As a continuation of the Misty Gaze will Amaze – 100 years of Women’s Rights to Vote show from 2015, Marie Vestergård Jacobsen, Kristina Skovby and I continued to meet up and work with burlesque performance development, for this we also developed a PLUMES Blog for Burlesque and thoughts…
… here of mine:
From the 5th of Feb. 2019.
Hear now, mighty Moon!
It was a dark and cold night, I had put the alarm on for 04:30 am, the clouds were rushing over the sky, the moon was there, large, round, with a dim rim from the active cumulus clouds. Black and white was the sky as the moon, got darker and darker. It then suddenly at its fullest and most rusty-red, disappeared behind the buildings and I slumbered off, in a seated position in bed, thinking and dreaming of what would come next.
In the morning early, the planet still under the influence of the blood moon, the radio told me, that this was Blue Monday, the worst day of the year. And it became a slightly strange day, death followed ferociously. Yet there in the morning, with the heater turned all they way up, a snow storm began, and covered everything silently.
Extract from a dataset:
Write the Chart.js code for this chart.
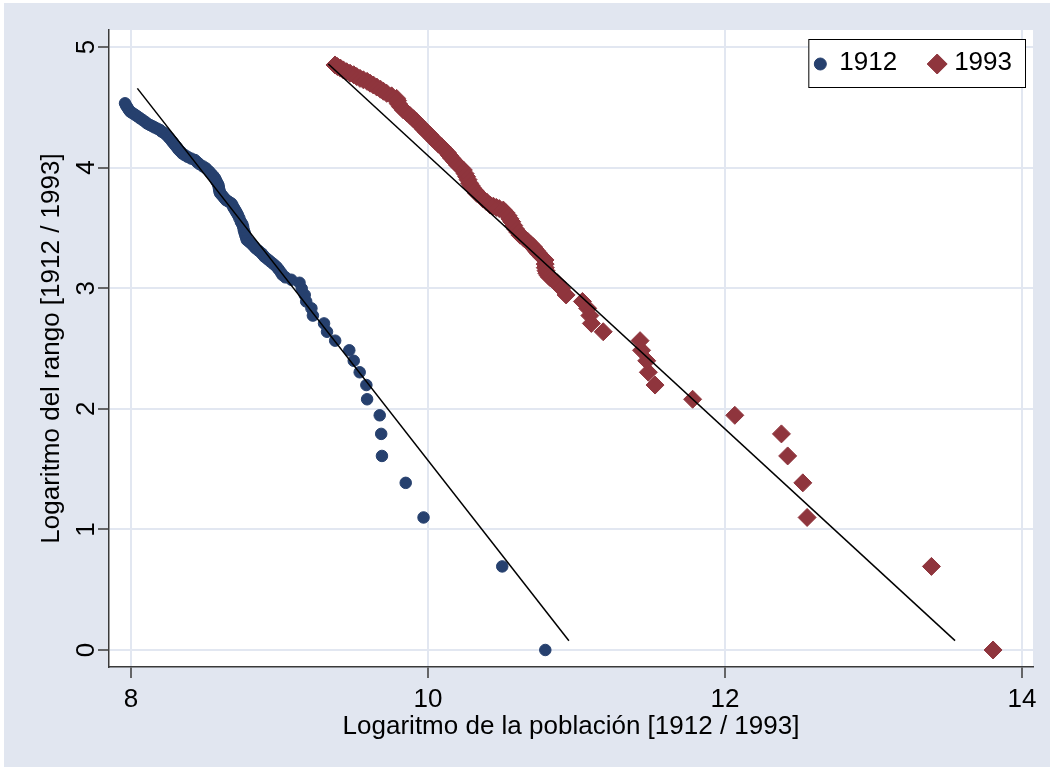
<!DOCTYPE html>
<html><head><meta charset="utf-8">
<script src="https://cdn.jsdelivr.net/npm/chart.js@4.4.1/dist/chart.umd.min.js"></script>
<style>html,body{margin:0;padding:0;background:#fff;}canvas{display:block;}</style>
</head><body>
<canvas id="c" width="1050" height="767"></canvas>
<script>
const seriesNames = ['1912', '1993'];

// 1912: log population (x) and log rank (y)
const pop1912 = [10.79, 10.50, 9.97, 9.85, 9.69, 9.685, 9.675, 9.59, 9.585, 9.54, 9.50, 9.47, 9.375, 9.32, 9.30, 9.225, 9.215, 9.18, 9.17, 9.15, 9.135,
  9.08, 9.04, 9.02, 9.01, 8.995, 8.98, 8.96, 8.94, 8.92, 8.90, 8.89, 8.88, 8.86, 8.84, 8.825, 8.81, 8.795, 8.78, 8.775, 8.77, 8.765, 8.76, 8.755, 8.75, 8.74, 8.73, 8.72,
  8.712, 8.705, 8.698, 8.69, 8.683, 8.675, 8.655, 8.64, 8.63, 8.62, 8.61, 8.60, 8.597, 8.595, 8.592, 8.59, 8.585, 8.577, 8.57, 8.566, 8.555, 8.54, 8.525, 8.505,
  8.485, 8.46, 8.445, 8.43, 8.405, 8.38, 8.36, 8.345, 8.332, 8.32, 8.308, 8.296, 8.285, 8.275, 8.262, 8.25, 8.235, 8.22, 8.205, 8.195, 8.178, 8.16, 8.145, 8.128,
  8.11, 8.095, 8.078, 8.061, 8.043, 8.025, 8.01, 7.995, 7.985, 7.975, 7.967, 7.96];
const lrank1912 = [0, 0.693, 1.099, 1.386, 1.609, 1.792, 1.946, 2.079, 2.197, 2.303, 2.398, 2.485, 2.565, 2.639, 2.708, 2.773, 2.833, 2.890, 2.944, 2.996, 3.045,
  3.07, 3.09, 3.11, 3.13, 3.155, 3.178, 3.20, 3.22, 3.24, 3.26, 3.275, 3.289, 3.31, 3.33, 3.35, 3.37, 3.385, 3.40, 3.42, 3.44, 3.46, 3.48, 3.51, 3.53, 3.55, 3.58, 3.607,
  3.625, 3.64, 3.655, 3.67, 3.69, 3.704, 3.72, 3.73, 3.745, 3.76, 3.775, 3.787, 3.80, 3.814, 3.83, 3.85, 3.865, 3.883, 3.90, 3.911, 3.93, 3.95, 3.97, 3.994,
  4.01, 4.03, 4.045, 4.063, 4.075, 4.09, 4.105, 4.118, 4.135, 4.15, 4.17, 4.187, 4.205, 4.22, 4.24, 4.256, 4.275, 4.29, 4.30, 4.312, 4.322, 4.333, 4.343, 4.353,
  4.365, 4.38, 4.395, 4.409, 4.425, 4.44, 4.452, 4.464, 4.48, 4.50, 4.515, 4.533];

// 1993: log population (x) and log rank (y)
const pop1993 = [13.805, 13.39, 12.553, 12.524, 12.422, 12.38, 12.066, 11.782, 11.529, 11.484, 11.473, 11.438, 11.428, 11.18, 11.10, 11.09, 11.075, 11.04, 10.93, 10.90, 10.87,
  10.84, 10.82, 10.81, 10.80, 10.795, 10.79, 10.789, 10.788, 10.77, 10.75, 10.74, 10.73, 10.72, 10.709, 10.69, 10.67, 10.645, 10.62, 10.605, 10.59, 10.577, 10.564,
  10.552, 10.54, 10.525, 10.507, 10.48, 10.46, 10.44, 10.418, 10.395, 10.37, 10.35, 10.328, 10.315, 10.30, 10.29, 10.28, 10.27, 10.26, 10.25, 10.238, 10.22, 10.20,
  10.18, 10.16, 10.145, 10.13, 10.11, 10.092, 10.07, 10.05, 10.03, 10.013, 9.99, 9.97, 9.947, 9.924, 9.902, 9.88, 9.857, 9.834, 9.815, 9.80, 9.795, 9.789, 9.755,
  9.722, 9.70, 9.68, 9.655, 9.632, 9.61, 9.59, 9.565, 9.542, 9.52, 9.50, 9.475, 9.452, 9.43, 9.41, 9.39, 9.374];
const lrank1993 = [0, 0.693, 1.099, 1.386, 1.609, 1.792, 1.946, 2.079, 2.197, 2.303, 2.398, 2.485, 2.565, 2.639, 2.708, 2.773, 2.833, 2.890, 2.944, 2.996, 3.045,
  3.07, 3.09, 3.105, 3.124, 3.145, 3.17, 3.20, 3.234, 3.255, 3.28, 3.295, 3.31, 3.325, 3.344, 3.365, 3.39, 3.415, 3.44, 3.465, 3.49, 3.52, 3.551,
  3.575, 3.60, 3.625, 3.648, 3.66, 3.67, 3.68, 3.69, 3.715, 3.74, 3.765, 3.787, 3.81, 3.83, 3.85, 3.87, 3.90, 3.925, 3.95, 3.98, 4.00, 4.02,
  4.05, 4.077, 4.10, 4.125, 4.15, 4.173, 4.195, 4.22, 4.245, 4.27, 4.295, 4.32, 4.35, 4.38, 4.405, 4.43, 4.455, 4.478, 4.505, 4.53, 4.555, 4.574, 4.595,
  4.616, 4.633, 4.65, 4.668, 4.685, 4.70, 4.715, 4.728, 4.74, 4.755, 4.77, 4.783, 4.795, 4.81, 4.825, 4.838, 4.851];

// fitted lines (end points)
const fit1912X = [8.043, 10.949];
const fit1912Y = [4.657, 0.077];
const fit1993X = [9.329, 13.549];
const fit1993Y = [4.859, 0.078];

const xTicks = [8, 10, 12, 14];
const yTicks = [0, 1, 2, 3, 4, 5];
const xTitle = 'Logaritmo de la población [1912 / 1993]';
const yTitle = 'Logaritmo del rango [1912 / 1993]';

const FAMILY = '"Liberation Sans", Arial, sans-serif';
const BLUE = '#26406e';
const RED = '#8f353d';
const BG = '#e1e6f0';
const GRID = '#e2e7f1';
const AX = '#3a3a3a';

const pts = (xs, ys) => xs.map((x, i) => ({x: x, y: ys[i]}));

const bgPlugin = {
  id: 'bg',
  beforeDraw(chart) {
    const {ctx, chartArea: a, width, height} = chart;
    ctx.save();
    ctx.fillStyle = '#ffffff';
    ctx.fillRect(0, 0, width, height);
    ctx.fillStyle = BG;
    ctx.fillRect(4, 3, width - 4, height - 3);
    ctx.fillStyle = '#ffffff';
    ctx.fillRect(a.left, a.top, a.right - a.left, a.bottom - a.top);
    ctx.restore();
  }
};

const legendPlugin = {
  id: 'boxLegend',
  afterDraw(chart) {
    const {ctx, chartArea: a} = chart;
    ctx.save();
    ctx.font = '26px ' + FAMILY;
    const w1 = ctx.measureText(seriesNames[0]).width;
    const w2 = ctx.measureText(seriesNames[1]).width;
    const bw = 11 + 19 + w1 + 40 + 17 + w2 + 15;
    const right = a.right - 7, top = a.top + 9, bh = 49;
    const left = right - bw;
    ctx.fillStyle = '#fff';
    ctx.fillRect(left, top, bw, bh);
    ctx.strokeStyle = '#000';
    ctx.lineWidth = 1;
    ctx.strokeRect(left + 0.5, top + 0.5, bw - 1, bh - 1);
    const cy = top + 25;
    const c1 = left + 12;
    ctx.fillStyle = BLUE; ctx.strokeStyle = BLUE;
    Chart.helpers.drawPoint(ctx, {pointStyle: 'circle', radius: 6, borderWidth: 1, rotation: 0}, c1, cy);
    const t1 = c1 + 19;
    const c2 = t1 + w1 + 40;
    ctx.fillStyle = RED; ctx.strokeStyle = RED;
    Chart.helpers.drawPoint(ctx, {pointStyle: 'rectRot', radius: 10, borderWidth: 1, rotation: 0}, c2, cy);
    ctx.fillStyle = '#000';
    ctx.textBaseline = 'middle';
    ctx.textAlign = 'left';
    ctx.fillText(seriesNames[0], t1, cy - 1);
    ctx.fillText(seriesNames[1], c2 + 17, cy - 1);
    ctx.restore();
  }
};

new Chart(document.getElementById('c'), {
  type: 'scatter',
  data: {
    datasets: [
      {type: 'line', label: 'fit1912', data: pts(fit1912X, fit1912Y), borderColor: '#000', borderWidth: 1.5, pointRadius: 0, fill: false, order: 0},
      {type: 'line', label: 'fit1993', data: pts(fit1993X, fit1993Y), borderColor: '#000', borderWidth: 1.5, pointRadius: 0, fill: false, order: 0},
      {label: seriesNames[0], data: pts(pop1912, lrank1912), pointStyle: 'circle', pointRadius: 5.75, pointBorderWidth: 1,
        backgroundColor: BLUE, borderColor: BLUE, order: 1},
      {label: seriesNames[1], data: pts(pop1993, lrank1993), pointStyle: 'rectRot', pointRadius: 9, pointBorderWidth: 1,
        backgroundColor: RED, borderColor: RED, order: 1}
    ]
  },
  options: {
    responsive: false,
    devicePixelRatio: 1,
    animation: false,
    layout: {padding: {left: 0, right: 17, top: 30, bottom: 0}},
    plugins: {legend: {display: false}, tooltip: {enabled: false}},
    scales: {
      x: {
        type: 'linear', min: 7.852, max: 14.074,
        afterBuildTicks: s => { s.ticks = xTicks.map(v => ({value: v})); },
        afterFit: s => { s.height = 100; },
        grid: {color: GRID, lineWidth: 2, drawTicks: true, tickLength: 11, tickColor: AX, tickWidth: 1.5},
        border: {display: true, color: AX, width: 1.5},
        ticks: {color: '#000', font: {size: 26, family: FAMILY}, padding: 6, maxRotation: 0, autoSkip: false},
        title: {display: true, text: xTitle, color: '#000', font: {size: 26, family: FAMILY}, padding: {top: 0, bottom: 25}}
      },
      y: {
        type: 'linear', min: -0.141, max: 5.141,
        afterBuildTicks: s => { s.ticks = yTicks.map(v => ({value: v})); },
        afterFit: s => { s.width = 109; },
        grid: {color: GRID, lineWidth: 2, drawTicks: true, tickLength: 11, tickColor: AX, tickWidth: 1.5},
        border: {display: true, color: AX, width: 1.5},
        ticks: {color: '#000', font: {size: 26, family: FAMILY}, padding: 4, minRotation: 90, maxRotation: 90, crossAlign: 'center', autoSkip: false},
        title: {display: true, text: yTitle, color: '#000', font: {size: 26, family: FAMILY}, padding: {top: 36, bottom: 0}}
      }
    }
  },
  plugins: [bgPlugin, legendPlugin]
});
</script>
</body></html>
As if the environment, the moon, the moonday and the Monday didn’t know what to do, so it chose to cover itself, being the worst day of the year, up in white snow, soft, cottonlike, surrounded by the grey morning light.
Off guard, weird, wired, and overtired, the grey day began in color metaphors as the blood moon, and blue Monday, and there I sat looking out across from my writing desk, at a still world, were sadness was to erupt violently.
A very strange time, for the unexpected.
A few of years ago, when there was another blood moon, I stood in the garden in the very early morning, it must have been the end of September, early October, it was very cold and very clear, all wrapped up in duvets. The moon was so rusty-red, round and vibrant, enormous, as it would fall out of the sky and roll down to meet and greet me. A round ball to play with and hold on to. A friend and an enemy in one. Fascinated I stood there for hours and felt at peace and vigorously alive.
The Danish poet Hulda Lütken in her poem Moon-Night from 1932 wrote –
Alas, the heavy glow of your Eyes
has caused all my Senses to burn.
– Put the Moon of the Night onto my Thighs,
and the Stars in my Hand’s Urn!
And that is what is haunting me also, as I write this, how much it affects emotionally, physically, and sensorially. Always present, even when not seen. Always on the lookout. Protecting, blaming, spiteful.
This time around, stillness is the word.
A couple of days after the blue Monday, I went to see a ‘Moon-exhibition’ at the Danish Museum Louisiana. Interesting after having all those feelings rushing through the body. One of my favorite artists Kiki Smith had this Moon on at the exhibition.
Once I was told by my mother, that someone had believed my grandfather to be related to Tycho Brahe, the Danish astronomer, it’s probably not true, but looking at his drawings and observations of the moon at the exhibition too, I felt very related. And laughed at the whole idea of note books, describing thoughts, observations, ideas, sleeplessness and drawings of what seems most relevant right now, as a big bloody full moon.